Pounds, who has announced that he will run for the mayor’s position in November, struck a more conciliatory tone. 

“I’m hopeful that meaningful dialogue and a collaborative spirit can be implemented by all parties involved,” Pounds said. “We will work with Secretary Hall as well as other local leaders to continue to prioritize and focus on the safety and security of our residents and visitors.” S. 40 permits municipalities to charge for parking on state roads, but only with approval from the Department of Transportation. It also allows cities and towns to use parking fees to pay for beach-related activities such as fire and rescue services and beach cleanup and renourishment. In signing the bill, McMaster released a statement citing the controversy that has arisen since Grooms pre-filed the legislation last year. “On the one hand, those who opposed these restrictions, and now support this legislation, have accused coastal municipalities of using emergency measures to limit the general public’s ability to access the beach, effectively converting their communities into private islands, under the auspices of protecting public health,” McMaster wrote. “While on the other hand, certain opponents of this bill have publicly accused its sponsors of pandering, for political purposes, to a vocal minority of residents who were frustrated by their inability to access public beaches.” A statement released by Charleston Beach Foundation Directors Lee Rowland, Corey Kinsella and Myra Jones pointed out that the legislation “will ensure that access to our treasured public beaches via state-owned roads will be protected for our state’s citizens today and for generations to come.” 

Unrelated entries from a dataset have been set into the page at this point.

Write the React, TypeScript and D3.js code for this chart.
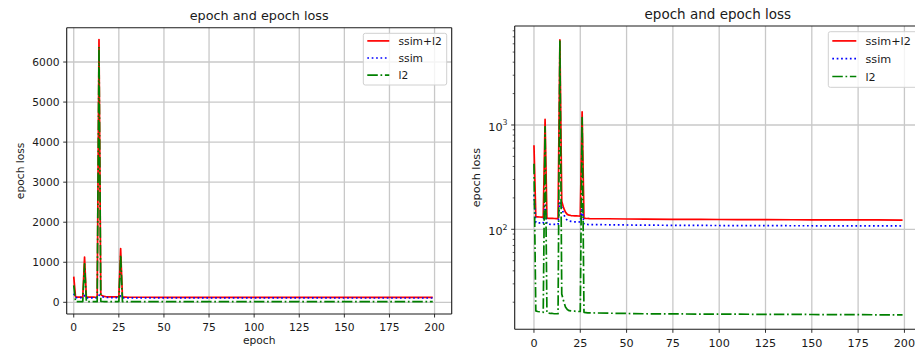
import React, { useEffect, useRef } from 'react';
import * as d3 from 'd3';

// epochs where the curves change; the line is straight between them
const epochs = [
  0, 1, 2, 3, 4, 5, 6, 7, 8, 9, 10, 11, 12, 13, 14, 15, 16, 17, 18, 19, 20,
  21, 22, 23, 24, 25, 26, 27, 28, 29, 30, 40, 50, 60, 75, 90, 100, 110, 125,
  140, 150, 160, 175, 185, 199,
];

const ssimL2Loss = [
  640, 132.5, 131.8, 131.2, 130.6, 130, 1130, 127.8, 127.5, 127.2, 127.1, 126.9,
  126.8, 126.7, 6560, 186, 160.5, 146, 139, 136.6, 135.5, 134.9, 134.4, 134.3,
  134.1, 133.8, 1340, 128, 127.4, 127, 126.8, 126.2, 125.6, 125.1, 124.6, 124.3,
  124.1, 123.8, 123.6, 123.5, 123.3, 123.2, 123.1, 122.9, 122.7,
];

const ssimLoss = [
  215, 116, 115.5, 115, 114.5, 114, 170, 112, 111.8, 111.6, 111.5, 111.4, 111.3,
  111.2, 180, 162, 140, 128, 122, 120, 119, 118.5, 118, 118, 117.8, 117.5, 160,
  112, 111.5, 111.2, 111, 110.5, 110, 109.6, 109.2, 108.9, 108.7, 108.5, 108.3,
  108.2, 108.1, 108, 107.9, 107.8, 107.6,
];

const l2Loss = [
  425, 16.5, 16.3, 16.2, 16.1, 16, 960, 15.8, 15.7, 15.6, 15.6, 15.5, 15.5, 15.5,
  6380, 24, 20.5, 18, 17, 16.6, 16.5, 16.4, 16.4, 16.3, 16.3, 16.3, 1180, 16,
  15.9, 15.8, 15.8, 15.7, 15.6, 15.5, 15.45, 15.4, 15.4, 15.35, 15.3, 15.3,
  15.25, 15.2, 15.2, 15.15, 15.1,
];

const seriesNames = ['ssim+l2', 'ssim', 'l2'];
const seriesValues = [ssimL2Loss, ssimLoss, l2Loss];
const seriesColors = ['#ff0000', '#0000ff', '#008000'];
const seriesDash = [null, '1.7 2.7', '10.5 2.7 1.7 2.7'];

const xTicks = [0, 25, 50, 75, 100, 125, 150, 175, 200];
const linearYTicks = [0, 1000, 2000, 3000, 4000, 5000, 6000];
const logYTickPowers = [2, 3];

const FONT = '"DejaVu Sans", sans-serif';
const INK = '#1a1a1a';

interface PanelSpec {
  left: number;
  right: number;
  top: number;
  bottom: number;
  xDomain: [number, number];
  log: boolean;
  yDomain: [number, number];
  font: number;
  titleFont: number;
  titleY: number;
  xTickY: number;
  xLabelY: number | null;
  yLabelX: number;
  legend: { x: number; y: number; w: number; h: number; row0: number; rowGap: number; lineLen: number };
  clipId: string;
}

const panels: PanelSpec[] = [
  {
    left: 66.7, right: 451.7, top: 27.7, bottom: 314,
    xDomain: [-3.9, 209.5], log: false, yDomain: [-292, 6857],
    font: 10.7, titleFont: 12.8, titleY: 19.8, xTickY: 331, xLabelY: 343.5, yLabelX: 20.5,
    legend: { x: 363.3, y: 33.3, w: 83.4, h: 51.7, row0: 7.6, rowGap: 17.1, lineLen: 22 },
    clipId: 'clipLinear',
  },
  {
    left: 514.7, right: 921, top: 26, bottom: 329.3,
    xDomain: [-10.4, 208.95], log: true, yDomain: [11.0, 8890],
    font: 11.2, titleFont: 13.5, titleY: 18.5, xTickY: 347.3, xLabelY: null, yLabelX: 475.8,
    legend: { x: 828.3, y: 31.7, w: 95, h: 55.6, row0: 9.2, rowGap: 17.8, lineLen: 24 },
    clipId: 'clipLog',
  },
];

function drawPanel(svg: d3.Selection<SVGSVGElement, unknown, null, undefined>, p: PanelSpec) {
  const x = d3.scaleLinear().domain(p.xDomain).range([p.left, p.right]);
  const y = p.log
    ? d3.scaleLog().domain(p.yDomain).range([p.bottom, p.top])
    : d3.scaleLinear().domain(p.yDomain).range([p.bottom, p.top]);

  const g = svg.append('g');

  g.append('defs').append('clipPath').attr('id', p.clipId)
    .append('rect')
    .attr('x', p.left).attr('y', p.top)
    .attr('width', p.right - p.left).attr('height', p.bottom - p.top);

  const yTicks = p.log ? logYTickPowers.map(k => Math.pow(10, k)) : linearYTicks;

  // grid
  const grid = g.append('g').attr('stroke', '#c8c8c8').attr('stroke-width', 1.3);
  xTicks.forEach(t => {
    grid.append('line').attr('x1', x(t)).attr('x2', x(t)).attr('y1', p.top).attr('y2', p.bottom);
  });
  yTicks.forEach(t => {
    grid.append('line').attr('x1', p.left).attr('x2', p.right).attr('y1', y(t)).attr('y2', y(t));
  });

  // curves
  const lines = g.append('g').attr('clip-path', `url(#${p.clipId})`);
  seriesValues.forEach((vals, i) => {
    const line = d3.line<number>()
      .x((_, j) => x(epochs[j]))
      .y(d => y(d));
    lines.append('path')
      .attr('d', line(vals) as string)
      .attr('fill', 'none')
      .attr('stroke', seriesColors[i])
      .attr('stroke-width', 1.7)
      .attr('stroke-linejoin', 'round')
      .attr('stroke-dasharray', seriesDash[i]);
  });

  // spines
  const sp = g.append('g').attr('stroke', INK).attr('stroke-width', 1.1);
  sp.append('line').attr('x1', p.left).attr('x2', p.left).attr('y1', p.top).attr('y2', p.bottom);
  sp.append('line').attr('x1', p.left).attr('x2', p.right).attr('y1', p.bottom).attr('y2', p.bottom);
  sp.append('line').attr('x1', p.left).attr('x2', p.right).attr('y1', p.top).attr('y2', p.top);
  sp.append('line').attr('x1', p.right).attr('x2', p.right).attr('y1', p.top).attr('y2', p.bottom);

  // x ticks
  xTicks.forEach(t => {
    g.append('line').attr('x1', x(t)).attr('x2', x(t)).attr('y1', p.bottom).attr('y2', p.bottom + 3.5)
      .attr('stroke', INK).attr('stroke-width', 0.9);
    g.append('text').attr('x', x(t)).attr('y', p.xTickY)
      .attr('text-anchor', 'middle').attr('font-size', p.font).attr('font-family', FONT).attr('fill', INK)
      .text(String(t));
  });

  // y ticks
  yTicks.forEach((t, i) => {
    g.append('line').attr('x1', p.left - 3.5).attr('x2', p.left).attr('y1', y(t)).attr('y2', y(t))
      .attr('stroke', INK).attr('stroke-width', 0.9);
    const label = g.append('text').attr('x', p.left - 7.2).attr('y', y(t))
      .attr('dy', '0.36em')
      .attr('text-anchor', 'end').attr('font-size', p.font).attr('font-family', FONT).attr('fill', INK);
    if (p.log) {
      label.attr('dy', '0.55em');
      label.append('tspan').text('10');
      label.append('tspan').attr('font-size', p.font * 0.7).attr('dy', '-0.75em').text(String(logYTickPowers[i]));
    } else {
      label.text(String(t));
    }
  });

  // log minor ticks
  if (p.log) {
    const [lo, hi] = p.yDomain;
    for (let k = 1; k <= 3; k++) {
      for (let m = 2; m <= 9; m++) {
        const v = m * Math.pow(10, k);
        if (v < lo || v > hi) continue;
        g.append('line').attr('x1', p.left - 2).attr('x2', p.left).attr('y1', y(v)).attr('y2', y(v))
          .attr('stroke', INK).attr('stroke-width', 0.7);
      }
    }
  }

  // title and labels
  const cx = (p.left + p.right) / 2;
  g.append('text').attr('x', cx).attr('y', p.titleY)
    .attr('text-anchor', 'middle').attr('font-size', p.titleFont).attr('font-family', FONT).attr('fill', INK)
    .text('epoch and epoch loss');
  if (p.xLabelY !== null) {
    g.append('text').attr('x', cx).attr('y', p.xLabelY)
      .attr('text-anchor', 'middle').attr('font-size', p.font).attr('font-family', FONT).attr('fill', INK)
      .text('epoch');
  }
  const cy = (p.top + p.bottom) / 2;
  g.append('text')
    .attr('transform', `translate(${p.yLabelX + p.font * 0.36},${cy}) rotate(-90)`)
    .attr('text-anchor', 'middle').attr('font-size', p.font).attr('font-family', FONT).attr('fill', INK)
    .text('epoch loss');

  // legend
  const L = p.legend;
  const lg = g.append('g');
  lg.append('rect').attr('x', L.x).attr('y', L.y).attr('width', L.w).attr('height', L.h)
    .attr('rx', 2).attr('fill', '#fff').attr('fill-opacity', 0.8)
    .attr('stroke', '#d0d0d0').attr('stroke-width', 1);
  seriesNames.forEach((name, i) => {
    const ry = L.y + L.row0 + i * L.rowGap;
    lg.append('line')
      .attr('x1', L.x + 4).attr('x2', L.x + 4 + L.lineLen).attr('y1', ry).attr('y2', ry)
      .attr('stroke', seriesColors[i]).attr('stroke-width', 1.7)
      .attr('stroke-dasharray', seriesDash[i]);
    lg.append('text').attr('x', L.x + 4 + L.lineLen + 9.2).attr('y', ry).attr('dy', '0.36em')
      .attr('font-size', p.font).attr('font-family', FONT).attr('fill', INK)
      .text(name);
  });
}

export default function App() {
  const ref = useRef<SVGSVGElement>(null);

  useEffect(() => {
    if (!ref.current) return;
    const svg = d3.select(ref.current);
    svg.selectAll('*').remove();
    panels.forEach(p => drawPanel(svg, p));
  }, []);

  return (
    <div style={{ position: 'absolute', left: 0, top: 0 }}>
      <svg ref={ref} width={915} height={351} style={{ display: 'block', background: '#fff' }} />
    </div>
  );
}
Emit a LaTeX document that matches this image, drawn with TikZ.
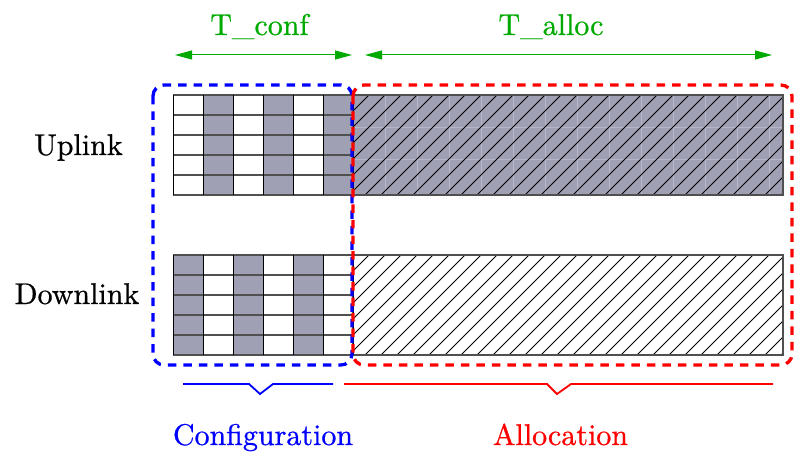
\documentclass[tikz,border=0pt]{standalone}
\usepackage{fontspec}
\newfontfamily\labelserif{lmroman10-regular.otf}[FakeBold=0.7]
\usetikzlibrary{arrows.meta}
\definecolor{cellgray}{RGB}{160,160,180}
\definecolor{tgreen}{RGB}{0,170,0}
\definecolor{gridline}{RGB}{80,80,80}
\definecolor{tileline}{RGB}{182,182,200}
\begin{document}
\begin{tikzpicture}[x=1pt,y=-1pt,
  lbl/.style={font=\labelserif\fontsize{30}{36}\selectfont, anchor=base, inner sep=0pt},
  dimarrow/.style={tgreen, line width=1pt, {Triangle[length=17pt,width=9pt]}-{Triangle[length=17pt,width=9pt]}},
  zone/.style={line width=3.3pt, dash pattern=on 8.5pt off 7pt, rounded corners=11pt},
  bracket/.style={line width=1.8pt},
  hatchline/.style={line width=0.8pt, black},
  hline/.style={gridline, line width=1.4pt},
  vline/.style={black, line width=0.9pt},
  tile/.style={tileline, line width=0.6pt}]
\useasboundingbox (0,0) rectangle (794,454);

% ---------- Uplink configuration grid ----------
\foreach \i in {1,3,5} \fill[cellgray] (173+30*\i,95) rectangle (203+30*\i,195);
\foreach \j in {0,...,5} \draw[hline] (173,95+20*\j) -- (353,95+20*\j);
\foreach \i in {0,...,6} \draw[vline] (173+30*\i,95) -- (173+30*\i,195);

% ---------- Downlink configuration grid ----------
\foreach \i in {0,2,4} \fill[cellgray] (173+30*\i,255) rectangle (203+30*\i,355);
\foreach \j in {0,...,5} \draw[hline] (173,255+20*\j) -- (353,255+20*\j);
\foreach \i in {0,...,6} \draw[vline] (173+30*\i,255) -- (173+30*\i,355);

% ---------- Uplink allocation ----------
\fill[cellgray] (353,95) rectangle (783,195);
\foreach \x in {385,417,...,781} \draw[tile] (\x,95) -- (\x,195);
\foreach \y in {127,159} \draw[tile] (353,\y) -- (783,\y);
\begin{scope}
  \clip (353,95) rectangle (783,195);
  \foreach \c in {448,464,...,976} \draw[hatchline] (\c-195,195) -- (\c-95,95);
\end{scope}
\draw[hline] (353,95) rectangle (783,195);

% ---------- Downlink allocation ----------
\begin{scope}
  \clip (353,255) rectangle (783,355);
  \foreach \c in {608,624,...,1138} \draw[hatchline] (\c-355,355) -- (\c-255,255);
\end{scope}
\draw[hline] (353,255) rectangle (783,355);
\draw[vline] (353,95) -- (353,195);
\draw[vline] (353,255) -- (353,355);

% ---------- zones ----------
\draw[zone, blue] (153,85) rectangle (352,365);
\draw[zone, red] (353,85) rectangle (792,365);

% ---------- brackets ----------
\draw[bracket, blue] (183,384) -- (249,384) -- (260,394) -- (273,384) -- (333,384);
\draw[bracket, red] (344,384) -- (547,384) -- (557,394) -- (571,384) -- (773,384);

% ---------- time arrows ----------
\coordinate (confL) at (175,55);
\coordinate (confR) at (352,55);
\coordinate (allocL) at (365,55);
\coordinate (allocR) at (772,55);
\draw[dimarrow] (confL) -- (confR);
\draw[dimarrow] (allocL) -- (allocR);

% ---------- labels ----------
\node[lbl, tgreen] (tconf) at (259.5,35) {T\_conf};
\node[lbl, tgreen] (talloc) at (551,35) {T\_alloc};
\node[lbl] (uplink) at (78.5,155) {Uplink};
\node[lbl] (downlink) at (77,304) {Downlink};
\node[lbl, blue] (config) at (263,445) {Configuration};
\node[lbl, red] (alloc) at (560.5,445) {Allocation};
\end{tikzpicture}
\end{document}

There were dissenters other than members of the IOP Council, however. The Barrier Island Preservation Alliance (BIPA), a group that includes more than 200 local residents, called the bill “an overreaction and overreach.” 

“We believe this was a very impulsive response to a once-ina-lifetime pandemic,” said Morgan Harris, an IOP resident and an active member of BIPA. “The governments of the barrier islands were trying to make the best possible public health decisions for their residents. We believe our local elected officials have the best scope of emergency management and public safety and can handle decisions on parking, safety and quality of life.” 

“We are taking this one day at a time and hope to be able to collaborate with the state on this matter. We’ll continue to make our decisions guided by what’s best for the city of Isle of Palms and its residents and visitors,” Harris concluded.